Click to enlarge The results are presented as figures either reporting absolute figures or performance relative to the first result in bonnie.csv. In relative reporting mode, the first result itself is not reported because it will always be zero for each benchmark. Presenting results in a relative manner allows you to quickly see whether your filesystem modifications are giving you positive performance, and which from a group is the best choice. Relative mode is great if you are running benchmarks on the same hardware, just tweaking filesystem or RAID configuration, because you are less likely to care about the exact throughput and more about how your changes affect the benchmark.

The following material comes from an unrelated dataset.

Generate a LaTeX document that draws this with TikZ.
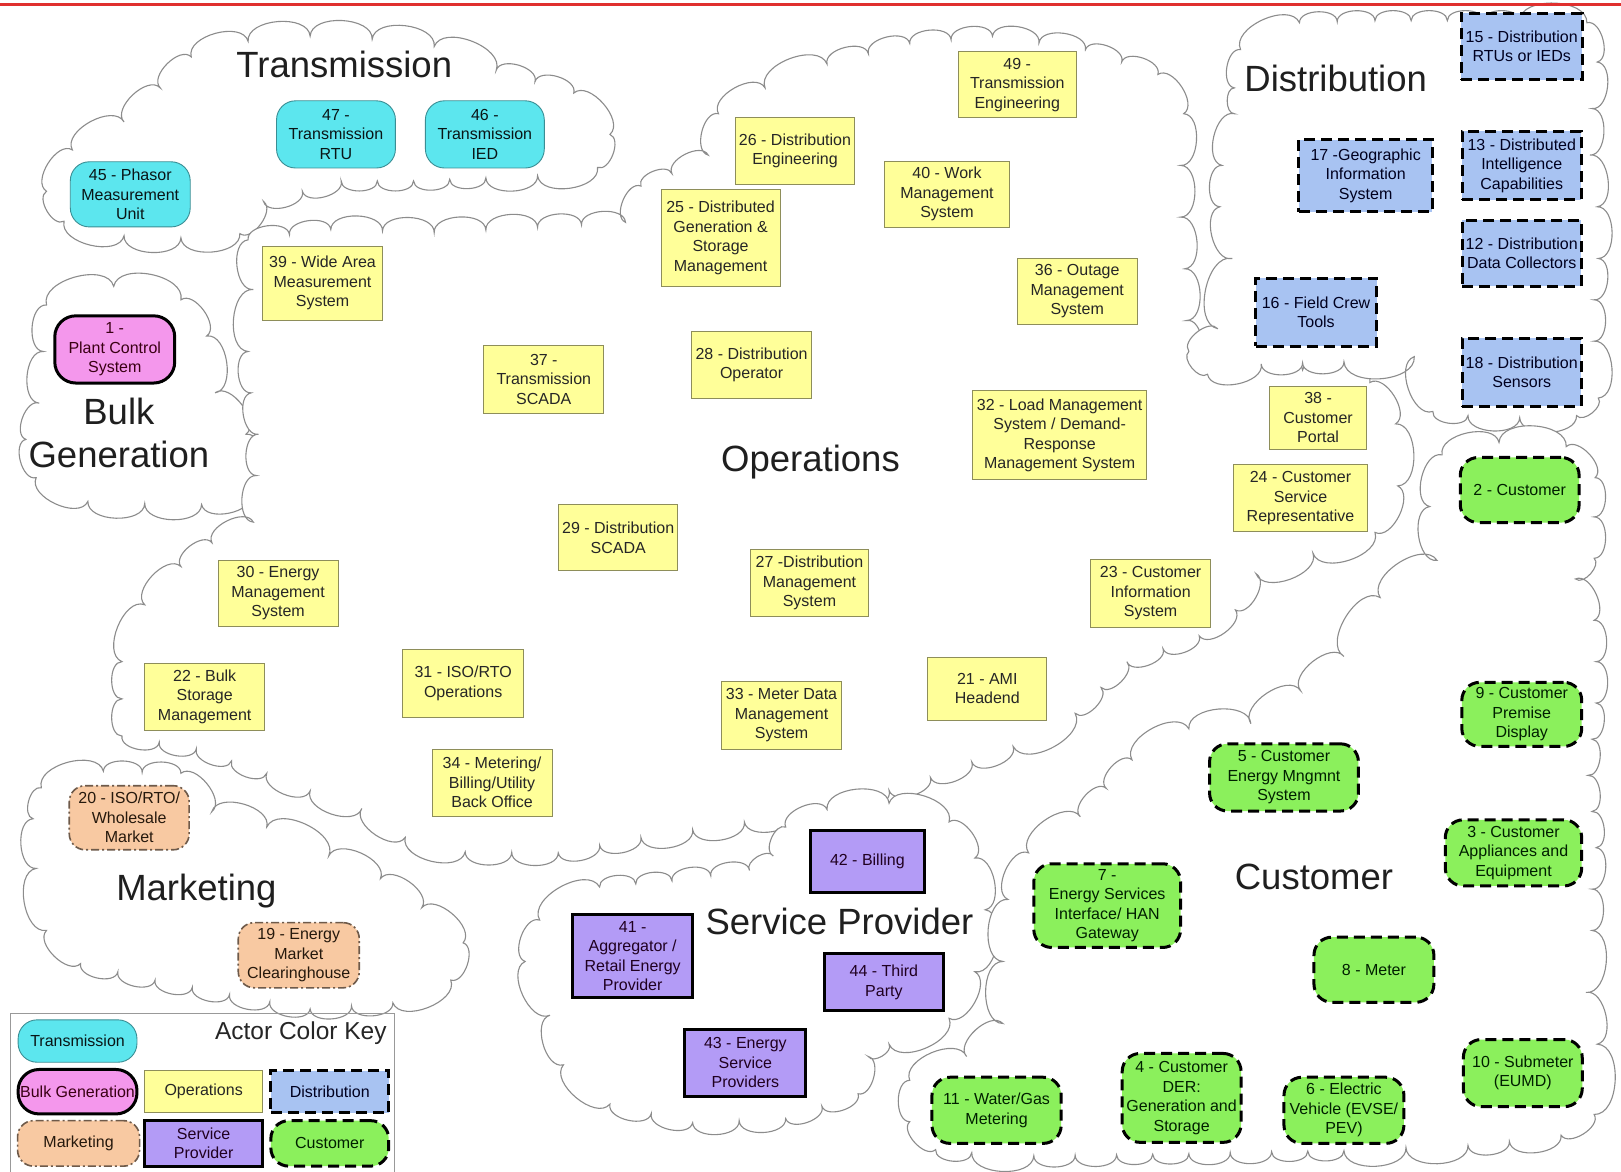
\documentclass[tikz,border=0pt]{standalone}
\usepackage{fontspec}
\setmainfont{Liberation Sans}
% ---- cloud outline builder: bumps along each polygon edge ----
\def\clbw{48}
\def\clratio{0.37}
\newcommand\claddbumps[2]{%
  \pgfmathsetmacro\cldx{#1-\cllx}%
  \pgfmathsetmacro\cldy{#2-\clly}%
  \pgfmathsetmacro\cldl{veclen(\cldx,\cldy)}%
  \pgfmathtruncatemacro\clnb{max(1,round(\cldl/\clbw))}%
  \pgfmathsetmacro\clnx{-\cldy/\clnb*\clratio}%
  \pgfmathsetmacro\clny{\cldx/\clnb*\clratio}%
  \foreach \clk in {1,...,\clnb} {%
    \pgfmathsetmacro\clax{\cllx+\cldx*(\clk-1)/\clnb}%
    \pgfmathsetmacro\clay{\clly+\cldy*(\clk-1)/\clnb}%
    \pgfmathsetmacro\clbx{\cllx+\cldx*\clk/\clnb}%
    \pgfmathsetmacro\clby{\clly+\cldy*\clk/\clnb}%
    \pgfmathsetmacro\clcax{\clax+\clnx}\pgfmathsetmacro\clcay{\clay+\clny}%
    \pgfmathsetmacro\clcbx{\clbx+\clnx}\pgfmathsetmacro\clcby{\clby+\clny}%
    \xdef\cloudstr{\cloudstr .. controls (\clcax pt,\clcay pt) and (\clcbx pt,\clcby pt) .. (\clbx pt,\clby pt)}%
  }%
}
\newcommand\buildcloud[1]{%
  \gdef\cloudstr{}%
  \gdef\clstarted{0}%
  \foreach \clpx/\clpy in {#1} {%
    \pgfmathsetmacro\clcx{1.0338*\clpx}%
    \pgfmathsetmacro\clcy{-1.0338*\clpy}%
    \ifnum\clstarted=0
      \xdef\cloudstr{(\clcx pt,\clcy pt)}%
      \xdef\clfx{\clcx}\xdef\clfy{\clcy}%
      \gdef\clstarted{1}%
    \else
      \claddbumps{\clcx}{\clcy}%
    \fi
    \xdef\cllx{\clcx}\xdef\clly{\clcy}%
  }%
  \claddbumps{\clfx}{\clfy}%
}
\definecolor{cyanF}{HTML}{5CE6EE}
\definecolor{cyanD}{HTML}{3A8E94}
\definecolor{pinkF}{HTML}{F497EC}
\definecolor{yelF}{HTML}{FFFF99}
\definecolor{yelD}{HTML}{8E8E5A}
\definecolor{bluF}{HTML}{A8C3F2}
\definecolor{grnF}{HTML}{8BF05C}
\definecolor{pchF}{HTML}{F8C9A2}
\definecolor{pchD}{HTML}{6E5A4A}
\definecolor{purF}{HTML}{B39BF6}
\definecolor{redL}{HTML}{E0302E}
\begin{document}
\begin{tikzpicture}[x=1.0338pt,y=-1.0338pt,
  cloudline/.style={draw=black!45, line width=1.1pt, fill=white, line join=miter},
  title/.style={font=\fontsize{36.5}{40}\selectfont, text=black!88},
  actor/.style={align=center, inner sep=1pt, font=\fontsize{16}{19.5}\selectfont},
  sz/.style 2 args={minimum width=#1*1.0338pt, minimum height=#2*1.0338pt},
  trans/.style={actor, fill=cyanF, draw=cyanD, line width=0.9pt, rounded corners=19pt, text=black!85!cyanD},
  bulk/.style={actor, fill=pinkF, draw=black, line width=3pt, rounded corners=21pt, text=black!70!purple},
  ops/.style={actor, fill=yelF, draw=yelD, line width=0.9pt, text=black!85},
  dist/.style={actor, fill=bluF, draw=black, line width=3pt, dash pattern=on 11pt off 6pt, text=black!80!blue!60!black},
  cust/.style={actor, fill=grnF, draw=black, line width=3pt, dash pattern=on 11pt off 6pt, rounded corners=18pt, text=black!75!green!50!black},
  mkt/.style={actor, fill=pchF, draw=pchD, line width=1.6pt, dash pattern=on 8pt off 3pt on 2pt off 3pt, rounded corners=16pt, text=black!80!brown},
  sp/.style={actor, fill=purF, draw=black, line width=3pt, text=black!75!violet},
  legendbox/.style={draw=black!40, line width=1pt}
]
\useasboundingbox (0,0) rectangle (1568,1133);
\fill[white] (0,0) rectangle (1568,1133);

% ---------- clouds ----------
% Transmission
\buildcloud{185/55, 240/40, 300/35, 360/38, 420/45, 480/68, 555/90, 590/130, 578/162, 520/170, 470/172, 400/175, 330/175, 255/195, 232/226, 175/230, 120/228, 62/214, 45/185, 70/145, 120/118, 155/85}
\path[cloudline] \cloudstr -- cycle;
% Bulk Generation
\buildcloud{45/295, 110/277, 175/290, 200/325, 208/380, 238/420, 243/478, 195/488, 140/487, 85/485, 35/462, 25/425, 38/390, 42/340}
\path[cloudline] \cloudstr -- cycle;
% Operations
\buildcloud{240/232, 320/222, 420/225, 520/220, 605/215, 620/180, 650/168, 685/150, 695/110, 740/85, 800/62, 880/42, 960/35, 1050/48, 1120/72, 1145/110, 1142/160, 1142/210, 1146/260, 1148/310, 1155/350, 1200/365, 1260/358, 1325/370, 1350/410, 1352/470, 1330/515, 1270/535, 1215/555, 1195/590, 1160/615, 1090/640, 1040/690, 980/722, 900/752, 820/777, 720/795, 620/810, 540/825, 450/824, 392/810, 350/782, 300/765, 258/748, 190/724, 118/712, 118/640, 140/585, 175/548, 205/525, 245/505, 248/460, 250/420, 243/380, 240/340, 245/280}
\path[cloudline] \cloudstr -- cycle;
% Distribution
\buildcloud{1200/48, 1257/22, 1330/20, 1400/20, 1470/20, 1535/22, 1545/60, 1540/105, 1538/150, 1545/200, 1546/250, 1542/290, 1542/330, 1546/385, 1525/402, 1470/404, 1420/402, 1386/398, 1368/345, 1300/350, 1220/352, 1168/362, 1150/340, 1178/318, 1192/250, 1180/200, 1182/160, 1194/110, 1194/85}
\path[cloudline] \cloudstr -- cycle;
% Marketing
\buildcloud{40/762, 100/746, 175/748, 205/785, 258/800, 318/828, 368/850, 408/878, 448/912, 436/948, 380/970, 300/976, 222/962, 150/948, 78/932, 45/900, 35/840, 32/792}
\path[cloudline] \cloudstr -- cycle;
% Service Provider
\buildcloud{760/800, 800/783, 860/777, 918/795, 943/830, 953/880, 943/940, 918/985, 860/1010, 840/1022, 830/1058, 760/1082, 670/1086, 590/1068, 545/1030, 532/982, 508/930, 522/890, 580/858, 650/852, 725/842, 748/828}
\path[cloudline] \cloudstr -- cycle;
% Customer
\buildcloud{1395/440, 1450/428, 1515/432, 1543/462, 1542/500, 1542/540, 1524/560, 1542/600, 1544/640, 1544/680, 1536/750, 1544/820, 1540/860, 1540/900, 1534/960, 1545/1010, 1542/1078, 1510/1098, 1460/1104, 1420/1108, 1360/1110, 1300/1113, 1230/1114, 1150/1116, 1080/1117, 1000/1118, 940/1115, 905/1112, 880/1085, 880/1045, 935/1022, 970/990, 970/930, 975/870, 995/825, 1045/790, 1095/735, 1150/705, 1210/700, 1258/668, 1300/635, 1335/578, 1390/542, 1383/490}
\path[cloudline] \cloudstr -- cycle;

\draw[redL, line width=3pt] (0,4) -- (1568,4);

% ---------- cloud titles ----------
\node[title] (tTrans) at (333,62) {Transmission};
\node[title, align=center, font=\fontsize{36.5}{43}\selectfont] (tBulk) at (115,419) {Bulk\\Generation};
\node[title] (tOps) at (784,447) {Operations};
\node[title] (tDist) at (1292,76) {Distribution};
\node[title] (tMkt) at (190,862) {Marketing};
\node[title] (tSP) at (812,891) {Service Provider};
\node[title] (tCust) at (1271,848) {Customer};

% ---------- Transmission ----------
\node[trans, sz={116}{63}] (n45) at (126,188) {45 - Phasor\\Measurement\\Unit};
\node[trans, sz={115}{65}] (n47) at (325,130) {47 -\\Transmission\\RTU};
\node[trans, sz={115}{65}] (n46) at (469,130) {46 -\\Transmission\\IED};

% ---------- Bulk Generation ----------
\node[bulk, sz={116}{65}] (n1) at (111,338) {1 -\\Plant Control\\System};

% ---------- Operations ----------
\node[ops, sz={114}{64}] (n49) at (984,82) {49 -\\Transmission\\Engineering};
\node[ops, sz={115}{64}] (n26) at (769,146) {26 - Distribution\\Engineering};
\node[ops, sz={121}{64}] (n40) at (916,188) {40 - Work\\Management\\System};
\node[ops, sz={115}{94}] (n25) at (697,230) {25 - Distributed\\Generation \&\\Storage\\Management};
\node[ops, sz={116}{72}] (n39) at (312,274) {39 - Wide Area\\Measurement\\System};
\node[ops, sz={116}{64}] (n36) at (1042,282) {36 - Outage\\Management\\System};
\node[ops, sz={116}{65}] (n37) at (526,367) {37 -\\Transmission\\SCADA};
\node[ops, sz={116}{64}] (n28) at (727,353) {28 - Distribution\\Operator};
\node[ops, sz={168}{86}] (n32) at (1025,421) {32 - Load Management\\System / Demand-\\Response\\Management System};
\node[ops, sz={94}{61}] (n38) at (1275,404) {38 -\\Customer\\Portal};
\node[ops, sz={130}{65}] (n24) at (1258,482) {24 - Customer\\Service\\Representative};
\node[ops, sz={115}{64}] (n29) at (598,520) {29 - Distribution\\SCADA};
\node[ops, sz={115}{65}] (n27) at (783,564) {27 -Distribution\\Management\\System};
\node[ops, sz={116}{65}] (n23) at (1113,574) {23 - Customer\\Information\\System};
\node[ops, sz={116}{64}] (n30) at (269,574) {30 - Energy\\Management\\System};
\node[ops, sz={116}{65}] (n22) at (198,674) {22 - Bulk\\Storage\\Management};
\node[ops, sz={117}{65}] (n31) at (448,661) {31 - ISO/RTO\\Operations};
\node[ops, sz={116}{65}] (n33) at (756,692) {33 - Meter Data\\Management\\System};
\node[ops, sz={115}{61}] (n21) at (955,666) {21 - AMI\\Headend};
\node[ops, sz={116}{65}] (n34) at (476,757) {34 - Metering/\\Billing/Utility\\Back Office};

% ---------- Distribution ----------
\node[dist, sz={117}{64}] (n15) at (1472,45) {15 - Distribution\\RTUs or IEDs};
\node[dist, sz={129}{70}] (n17) at (1321,170) {17 -Geographic\\Information\\System};
\node[dist, sz={115}{66}] (n13) at (1472,160) {13 - Distributed\\Intelligence\\Capabilities};
\node[dist, sz={115}{64}] (n12) at (1472,245) {12 - Distribution\\Data Collectors};
\node[dist, sz={117}{66}] (n16) at (1273,302) {16 - Field Crew\\Tools};
\node[dist, sz={115}{66}] (n18) at (1472,360) {18 - Distribution\\Sensors};

% ---------- Customer ----------
\node[cust, sz={115}{63}] (n2) at (1470,474) {2 - Customer};
\node[cust, sz={116}{62}] (n9) at (1472,691) {9 - Customer\\Premise\\Display};
\node[cust, sz={144}{65}] (n5) at (1242,752) {5 - Customer\\Energy Mngmnt\\System};
\node[cust, sz={132}{64}] (n3) at (1464,825) {3 - Customer\\Appliances and\\Equipment};
\node[cust, sz={142}{81}] (n7) at (1071,876) {7 -\\Energy Services\\Interface/ HAN\\Gateway};
\node[cust, sz={116}{63}] (n8) at (1329,938) {8 - Meter};
\node[cust, sz={115}{65}] (n10) at (1473,1038) {10 - Submeter\\(EUMD)};
\node[cust, sz={125}{64}] (n11) at (964,1074) {11 - Water/Gas\\Metering};
\node[cust, sz={115}{86}] (n4) at (1143,1062) {4 - Customer\\DER:\\Generation and\\Storage};
\node[cust, sz={116}{64}] (n6) at (1300,1074) {6 - Electric\\Vehicle (EVSE/\\PEV)};

% ---------- Marketing ----------
\node[mkt, sz={116}{62}] (n20) at (125,791) {20 - ISO/RTO/\\Wholesale\\Market};
\node[mkt, sz={117}{63}] (n19) at (289,924) {19 - Energy\\Market\\Clearinghouse};

% ---------- Service Provider ----------
\node[sp, sz={110}{60}] (n42) at (839,833) {42 - Billing};
\node[sp, sz={116}{80}] (n41) at (612,925) {41 -\\Aggregator /\\Retail Energy\\Provider};
\node[sp, sz={115}{55}] (n44) at (855,950) {44 - Third\\Party};
\node[sp, sz={117}{65}] (n43) at (721,1028) {43 - Energy\\Service\\Providers};

% ---------- Legend ----------
\draw[legendbox] (10,980) rectangle (382,1145);
\node[font=\fontsize{24.5}{28}\selectfont, text=black!85] (keyT) at (291,999) {Actor Color Key};
\node[trans, sz={115}{41}] (kT) at (75,1007) {Transmission};
\node[bulk, sz={115}{43}, inner sep=0pt] (kB) at (75,1056) {Bulk Generation};
\node[ops, sz={114}{41}] (kO) at (197,1056) {Operations};
\node[dist, sz={114}{41}] (kD) at (319,1056) {Distribution};
\node[mkt, sz={118}{44}] (kM) at (76,1106) {Marketing};
\node[sp, sz={114}{44}] (kS) at (197,1106) {Service\\Provider};
\node[cust, sz={114}{44}] (kC) at (319,1106) {Customer};
\end{tikzpicture}
\end{document}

The results of running a 64KB chunk size on RAID-5 and RAID-6 using ext3 and two XFS setups are shown below. It took about 1.5 hours to complete all of the Bonnie++ runs for the 64KB chunks size. You can see from the absolute graph that software RAID-6 gives a huge drop in rewrite and input performance but does not affect block output as severely. The baseline for the relative graph is ext3 running on RAID-5. You can easily see from the relative graph that XFS running on RAID-6 is actually faster for block output than ext3 running on RAID-5 on the benchmark hardware.

The relative graph is much more informative for displaying the Bonnie++ metadata operation benchmarks. The ext3 configurations handle sequential and random create operations much more efficiently than XFS. Of particular interest is the difference on the relative graph between the xfs and xfslogalign datasets. By stripe-aligning the XFS journal log for the xfslogalign filesystem, the relative performance of logalign is better than the defaults that mkfs.xfs chose for this filesystem. What might not have been quite as expected is that this change in the journal alignment also drops block output performance while increasing block input performance.

The bonnie-to-chart project is still in its infancy. I hope to support more graphing packages in the future and include a selection of scripts that can execute Bonnie++ for you. At the moment the script to run Bonnie++ presented about is very rough and unforgiving.